The software Turnitin has been chosen and new administrative rules introduced on how to use it. Now, scholars on both side of the Ph.D. writing process: he who writes it and he who is supervising it, are both involved with digital tools. This is something that never happened before. At the EUI, this task which was performed by the staff of the Dean of Studies and the Academic Service, has now to be performed directly by the thesis supervisor before the decision taken by the departments to officially accept that a candidate submit a thesis for discussion with the jury. So, at the end of the process, when the thesis is submitted, each supervisor should perform this new task against plagiarism directly on the manuscript of his/her supervise. This task -and the instruments that are available to perform it- are today an evidence of the worldwide shift towards digital. It is taken for granted that everything we write is somewhere in the virtual space and can be retrieved and analyzed to avoid using someone else's ideas without acknowledging it. This is an extraordinary shift in the humanities sciences towards “other” humanities. It introduced a bit of digital humanities for everybody in a way!

Introductory courses to plagiarism, originality check, good academic practices and, finally, to Turnitin itself, have been organized for the first time this academic year 2013-2014 for all new doctoral researchers.

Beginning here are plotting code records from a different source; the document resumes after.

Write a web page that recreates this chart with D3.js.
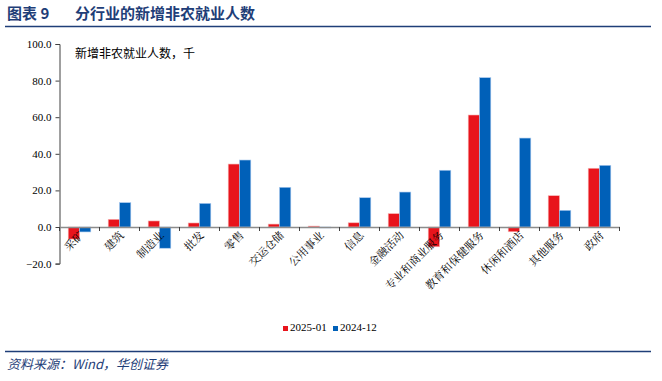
<!DOCTYPE html>
<html>
<head>
<meta charset="utf-8">
<script src="https://cdn.jsdelivr.net/npm/d3@7"></script>
<style>
body { margin: 0; background: #fff; }
svg text { font-family: "Liberation Serif", "Noto Serif CJK SC", serif; }
</style>
</head>
<body>
<div id="chart"></div>
<script>
// data
var categories = ["采矿", "建筑", "制造业", "批发", "零售", "交运仓储", "公用事业", "信息", "金融活动",
	"专业和商业服务", "教育和保健服务", "休闲和酒店", "其他服务", "政府"];
var seriesNames = ["2025-01", "2024-12"];
var jan25 = [-6.6, 4.2, 3.3, 2.2, 34.4, 1.6, 0.5, 2.3, 7.3, -10.8, 61.2, -2.6, 17.1, 32.1];
var dec24 = [-2.7, 13.3, -11.6, 12.9, 36.6, 21.7, -0.5, 16.0, 19.1, 31.0, 81.6, 48.6, 9.1, 33.7];
var yTicks = [-20, 0, 20, 40, 60, 80, 100];
var colors = ["#e8141c", "#0060b8"];

var w = 662, h = 381;
var svg = d3.select("#chart").append("svg").attr("width", w).attr("height", h);

// title
var title = svg.append("text").attr("x", 7).attr("y", 19)
	.attr("fill", "#1f3e78").attr("font-size", 15).attr("font-weight", "bold")
	.style("font-family", "'Noto Sans CJK SC', sans-serif");
title.append("tspan").text("图表 9");
title.append("tspan").attr("x", 75).text("分行业的新增非农就业人数");
svg.append("line").attr("x1", 5).attr("x2", 651).attr("y1", 26.5).attr("y2", 26.5)
	.attr("stroke", "#1f3e78").attr("stroke-width", 1.5);

// scales
var x = d3.scaleBand().domain(categories).range([59.5, 619.5]);
var y = d3.scaleLinear().domain([-20, 100]).range([263.6, 44]);
var sub = d3.scaleBand().domain([0, 1]).range([8.7, 31.3]);

// y axis
var yAxis = svg.append("g").attr("transform", "translate(59.5,0)")
	.call(d3.axisLeft(y).tickValues(yTicks).tickSize(4).tickFormat(d3.format(".1f")));
yAxis.select(".domain").attr("stroke", "#404040");
yAxis.selectAll(".tick line").attr("stroke", "#404040");
yAxis.selectAll(".tick text").attr("font-size", 11).attr("fill", "#000").attr("x", -8)
	.style("font-family", "'Liberation Serif', serif");

// bars
var data = [jan25, dec24];
data.forEach(function(vals, s) {
	svg.selectAll(".bar" + s).data(vals).enter().append("rect")
		.attr("class", "bar" + s)
		.attr("x", function(d, i) { return x(categories[i]) + sub(s); })
		.attr("width", sub.bandwidth())
		.attr("y", function(d) { return y(Math.max(0, d)); })
		.attr("height", function(d) { return Math.abs(y(d) - y(0)); })
		.attr("fill", colors[s])
		.attr("stroke", s == 0 ? "#f7b5b5" : "#a9c9ee")
		.attr("stroke-width", 0.6);
});

// x axis
var xAxis = svg.append("g").attr("transform", "translate(0," + y(0) + ")")
	.call(d3.axisBottom(x).tickSize(0).tickFormat(""));
xAxis.select(".domain").attr("stroke", "#8c8c8c").attr("stroke-width", 1.5);
xAxis.selectAll(".tick").remove();
var edges = categories.map(function(c) { return x(c); }).concat([x.range()[1]]);
svg.selectAll(".xtick").data(edges).enter().append("line")
	.attr("x1", function(d) { return d; }).attr("x2", function(d) { return d; })
	.attr("y1", y(0)).attr("y2", y(0) + 4).attr("stroke", "#404040");

// x labels
svg.selectAll(".xlab").data(categories).enter().append("text")
	.attr("transform", function(d) {
		return "translate(" + (x(d) + x.bandwidth() / 2 + 5) + "," + (y(0) + 9) + ") rotate(-45)";
	})
	.attr("text-anchor", "end").attr("font-size", 11).attr("fill", "#000")
	.style("font-family", "'Noto Serif CJK SC', 'Noto Sans CJK SC', serif")
	.text(function(d) { return d; });

// annotation
svg.append("text").attr("x", 75).attr("y", 58).attr("font-size", 12).attr("fill", "#000")
	.style("font-family", "'Noto Sans CJK SC', sans-serif")
	.text("新增非农就业人数，千");

// legend
var lg = svg.append("g").attr("transform", "translate(283,331)");
seriesNames.forEach(function(n, i) {
	var g = lg.append("g").attr("transform", "translate(" + (i * 50) + ",0)");
	g.append("rect").attr("x", 0).attr("y", -5).attr("width", 5).attr("height", 5).attr("fill", colors[i]);
	g.append("text").attr("x", 7).attr("y", 0).attr("font-size", 11).attr("fill", "#000").text(n);
});

// source
svg.append("line").attr("x1", 5).attr("x2", 651).attr("y1", 351.5).attr("y2", 351.5)
	.attr("stroke", "#1f3e78").attr("stroke-width", 1.5);
svg.append("text").attr("x", 7).attr("y", 369).attr("font-size", 13).attr("fill", "#1f3e78")
	.attr("font-style", "italic")
	.style("font-family", "'Noto Sans CJK SC', sans-serif")
	.text("资料来源：Wind，华创证券");
</script>
</body>
</html>
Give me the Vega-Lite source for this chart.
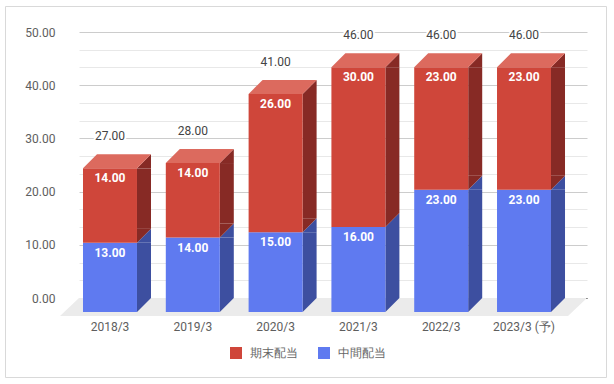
{
  "$schema": "https://vega.github.io/schema/vega-lite/v6.json",
  "autosize": "none",
  "width": 508,
  "height": 266,
  "padding": {"left": 79, "top": 32, "right": 27, "bottom": 86},
  "background": "white",
  "config": {"view": {"stroke": null}, "font": "Roboto"},
  "data": {"values": [
    {"year": "2018/3", "type": "中間配当", "value": 13},
    {"year": "2018/3", "type": "期末配当", "value": 14},
    {"year": "2019/3", "type": "中間配当", "value": 14},
    {"year": "2019/3", "type": "期末配当", "value": 14},
    {"year": "2020/3", "type": "中間配当", "value": 15},
    {"year": "2020/3", "type": "期末配当", "value": 26},
    {"year": "2021/3", "type": "中間配当", "value": 16},
    {"year": "2021/3", "type": "期末配当", "value": 30},
    {"year": "2022/3", "type": "中間配当", "value": 23},
    {"year": "2022/3", "type": "期末配当", "value": 23},
    {"year": "2023/3 (予)", "type": "中間配当", "value": 23},
    {"year": "2023/3 (予)", "type": "期末配当", "value": 23}
  ]},
  "transform": [
    {"stack": "value", "groupby": ["year"], "sort": [{"field": "type", "order": "ascending"}], "as": ["v0", "v1"]}
  ],
  "encoding": {
    "x": {
      "field": "year", "type": "nominal", "sort": null,
      "scale": {"paddingInner": 0.348, "paddingOuter": 0.2415, "align": 0.1},
      "axis": {"title": null, "labelAngle": 0, "domain": false, "ticks": false, "grid": false, "labelPadding": 23, "labelFontSize": 12, "labelColor": "#5e5e5e", "labelFont": "Roboto"}
    },
    "y": {
      "field": "v1", "type": "quantitative",
      "scale": {"domain": [0, 50], "nice": false},
      "axis": {
        "title": null,
        "values": [0, 3.3333, 6.6667, 10, 13.3333, 16.6667, 20, 23.3333, 26.6667, 30, 33.3333, 36.6667, 40, 43.3333, 46.6667, 50],
        "labelExpr": "round(datum.value) % 10 === 0 ? format(datum.value, '.2f') : ''",
        "grid": true,
        "gridColor": {"condition": [{"test": "datum.value === 0", "value": "#333333"}, {"test": "round(datum.value) % 10 === 0", "value": "#cccccc"}], "value": "#e8e8e8"},
        "gridWidth": 1,
        "domain": false, "ticks": false, "labelPadding": 24, "labelFontSize": 12, "labelColor": "#5e5e5e", "labelFont": "Roboto"
      }
    }
  },
  "layer": [
    {
      "transform": [{"aggregate": [{"op": "min", "field": "v0", "as": "base"}]}],
      "mark": {"type": "rect", "fill": null, "stroke": "#d9d9d9", "strokeWidth": 1, "xOffset": -73.5, "x2Offset": 19.5, "yOffset": -25.5, "y2Offset": 79.5},
      "encoding": {
        "x": {"value": 0}, "x2": {"value": "width"},
        "y": {"value": 0}, "y2": {"value": "height"}
      }
    },
    {
      "transform": [{"aggregate": [{"op": "min", "field": "v0", "as": "base"}]}],
      "mark": {"type": "point", "shape": "M-0.9279,-0.0342L1,-0.0342L0.9279,0.0342L-1,0.0342Z", "size": 277729, "filled": true, "fill": "#ebebeb", "opacity": 1, "strokeWidth": 0, "xOffset": -9.5, "yOffset": 9},
      "encoding": {
        "x": {"value": {"expr": "width/2"}},
        "y": {"field": "base", "type": "quantitative"}
      }
    },
    {
      "mark": {"type": "bar", "width": 14, "xOffset": 34, "yOffset": 14, "y2Offset": 0},
      "encoding": {
        "y2": {"field": "v0"},
        "fill": {"condition": {"test": "datum.type === '期末配当'", "value": "#872a25"}, "value": "#3d4fa0"}
      }
    },
    {
      "mark": {"type": "point", "shape": "M-1,1L1,-1L1,1Z", "size": 196, "filled": true, "opacity": 1, "strokeWidth": 0, "xOffset": 34, "yOffset": 7},
      "encoding": {
        "fill": {"condition": {"test": "datum.type === '期末配当'", "value": "#872a25"}, "value": "#3d4fa0"}
      }
    },
    {
      "mark": {"type": "point", "shape": "M-1,1L-1,-1L1,-1Z", "size": 196, "filled": true, "opacity": 1, "strokeWidth": 0, "xOffset": 34, "yOffset": 7},
      "encoding": {
        "y": {"field": "v0", "type": "quantitative"},
        "fill": {"condition": {"test": "datum.type === '期末配当'", "value": "#872a25"}, "value": "#3d4fa0"}
      }
    },
    {
      "mark": {"type": "bar", "yOffset": 14, "y2Offset": 14},
      "encoding": {
        "y2": {"field": "v0"},
        "color": {
          "field": "type", "type": "nominal",
          "scale": {"domain": ["期末配当", "中間配当"], "range": ["#cf463a", "#5f7af0"]},
          "legend": {"orient": "none", "legendX": 151, "legendY": 315, "direction": "horizontal", "title": null, "symbolType": "square", "symbolSize": 144, "symbolStrokeWidth": 0, "labelFontSize": 12, "labelColor": "#666666", "labelFont": "Roboto", "padding": 0, "columnPadding": 20, "labelOffset": 8}
        }
      }
    },
    {
      "transform": [{"filter": "datum.type === '期末配当'"}],
      "mark": {"type": "point", "shape": "M-1,0.2059L-0.5882,-0.2059L1,-0.2059L0.5882,0.2059Z", "size": 4624, "filled": true, "opacity": 1, "fill": "#dc6a5e", "strokeWidth": 0, "xOffset": 7, "yOffset": 7},
      "encoding": {}
    },
    {
      "mark": {"type": "text", "yOffset": 24, "fill": "white", "fontWeight": "bold", "fontSize": 12, "font": "Roboto", "baseline": "middle"},
      "encoding": {"text": {"field": "value", "type": "quantitative", "format": ".2f"}}
    },
    {
      "transform": [{"filter": "datum.type === '期末配当'"}],
      "mark": {"type": "text", "yOffset": -18, "fill": "white", "stroke": "white", "strokeWidth": 4, "fontSize": 12, "font": "Roboto", "baseline": "middle"},
      "encoding": {"text": {"field": "v1", "type": "quantitative", "format": ".2f"}}
    },
    {
      "transform": [{"filter": "datum.type === '期末配当'"}],
      "mark": {"type": "text", "yOffset": -18, "fill": "#444444", "fontSize": 12, "font": "Roboto", "baseline": "middle"},
      "encoding": {"text": {"field": "v1", "type": "quantitative", "format": ".2f"}}
    }
  ]
}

As History Information Specialist, I was asked to give my contribution both to the general discussion about plagiarism and to the correct way to use quotations in one's own research/writing activity. As far as the history department is concerned, I am helping its members –researchers, fellows and professors- to understand how they should proceed with the software. I will teach some Atelier Multimédia courses about it. But it's not this specific contribution -in the EUI context- that I would like to question. 

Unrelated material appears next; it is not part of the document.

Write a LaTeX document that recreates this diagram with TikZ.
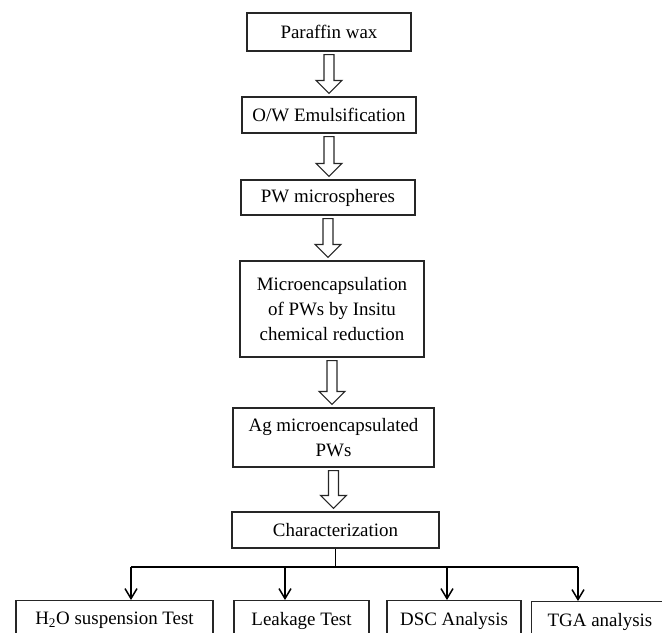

I would like to have the input of the participants -if my session proposal will be selected of course- and bring to the attention of THATcamp Leadership what were the many queries and reflections on the use of such software that challenged –at least for me- a “simple” task: showing how to use Turnitin. This task became more complicated than I thought. I started to think beyond plagiarism and to look at what an “originality check” was meaning in a new digital scholarly process in the Humanities and History. What could we all do with Turnitin? And taken for granted that all EUI scholars will have to use it, what should I tell to those who never used any software before?



So my questions to TC Leadership would be to look at this software (and other similar software’s) from a different viewpoint. Is it possible to allow our community of humanists and social scientists to integrate one of the most important methods that enriched the process of document retrieval and document analysis in the field of Digital Humanities -"text-mining"- when teaching how to use plagiarism software? Here are some possible issues to discuss during THATcamp:
  • Turnitin is a software against plagiarism. Are they any other software’s you would recommend and why? Anything in the OA/OS world ?
  • Do you use these software’s only for originality checking and fighting plagiarism?
  • Which other tasks could they perform? Are they allowing us to know more and more easily about the deep web contents? And if so how and why?
  • How could we trace the originality of translated texts -from English to other languages and vice-versa-, using different languages corpora?
  • Could we think to use Turnitin to understand who is quoting what and in which contexts and the many other ways we interact with big online commercial textual databases like EEBO, ECCO, MOMW I & II, etc., or with open access web databases like Rousseau online ?
  • Up to which extend, these textual databases accessed through Turnitin, would allow contextualized keyword searching, similarity searching, frequency searching, etc., so to understand if a quotation we plan to use has already been used entirely or partially in other writings, how, where and by whom?
  • Could we perform with Turnitin a much more complex citations search then the one we were allowed to perform from years now with the Web of Knowledge (ISI) when, looking at the footnotes in a scholarly paper, we deduce that if somebody uses the same quotations, he/she may research in the same field and have similar ideas?
  • Which text-mining activities are allowed using this software’s if we accept the fact that Turnitin is a good Digital Humanities tool, able to perform one of the most important tasks within “big amount of data's”: distance/close reading, searching for contexts, origin of quotations, places of words in millions of documents?
  • And, as a consequence, could we discuss if this is not only about plagiarism but if these kind of software’s may become a vector to introducing wider communities –not only the digital humanities community- to new ways to perform their research activities? Are they taking care in a daily research activity -and even without knowing about it-, of some characteristics, of both the linguistic turn and the digital turn if we may use big concepts?
Turnitin seems to be an instrument that allows new digital experiments with, unfortunately some technical limitations. Our session in Virginia, could try to problematically look at the systematic introduction of these tools in universities worldwide: now that you know how to use it and what’s in it, which tasks do you think you could perform with such a tool? In what ways this instrument could become useful to you? And, this is maybe the most important question, in a global world where digital documents and primary sources aren’t all written in English, how these experiments with digital texts could take care of different cultural and linguistic frameworks?